Books, books, books and more books
Written by Mette Bjergbæk Klausen
These are just some of the answers I got, when I asked members of clergy whether they saw a need for theological books for them and their colleagues and whether they themselves would be using them.
On the table in front of them were the content of one out of six boxes filled with books, which we have received as a donation from Theological Book Network (TBN). Hopefully, this is just the first of many deliveries of books from TBN. We are presently working on two different projects together with them. The first project is where these initial books belong and that is to gather a good library for the Mount Zion Retreat and Training Centre, the construction of which is about to begin in the outskirts of Freetown, the capital of Sierra Leone. As the centre will be some years away, we are setting up a temporary library where people can read the books in the meantime.
The other project is a number of mobile library-boxes for the parishes in Sierra Leone and Guinea, so that members of clergy can borrow them for their sermon preparations, for inspiration and information on relevant issues, to further their education, for spiritual development, and simply for interest, curiosity and thirst for more knowledge.
Books are hard to come by in Sierra Leone. There are two bookshops in the capital, two more in the provinces – for a country double the size of Denmark. Here people can buy bibles, a very scarce selection of new books and a random selection of second-hand books. It is thus very difficult to find books on specific topics, books that are contextually relevant, or to build a library.

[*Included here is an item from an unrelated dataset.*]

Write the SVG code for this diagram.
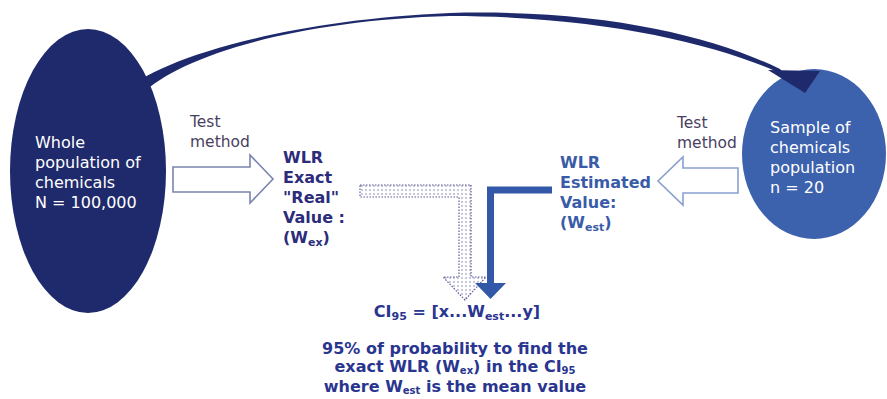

Many people in Sierra Leone are illiterate, and even though all members of clergy can read, having grown up and living in an oral culture means that many won’t necessarily rely on reading for information. I was therefore very curious to hear what these different members of clergy would feel about the ideas of different types of libraries. And I was even more interested in seeing how they would react upon seeing the many new books, of which many were written by African theologians and addressing common African issues. Issues such as a biblical response to African Traditional Religions, how to speak the good news to people suffering under poverty or violence, how to impower women in male dominated societies etc.
One by one my guests arrived, and while all took time to greet me politely, they all went quiet, eyes fixed on the table with books, and soon they were lost to their surroundings. Any normal meeting is dominated by talk and laughter. But here I had almost 20 members of clergy, who hadn’t seen each other for a while, and yet the room was almost quiet. Actually, it was not that easy to interview them after that; all were busy examining books, reading a bit here and there before finding another promising title.
Yet, their lack of words certainly gave me crystal-clear answers to my questions! These types of books are deeply desired, and they will be used!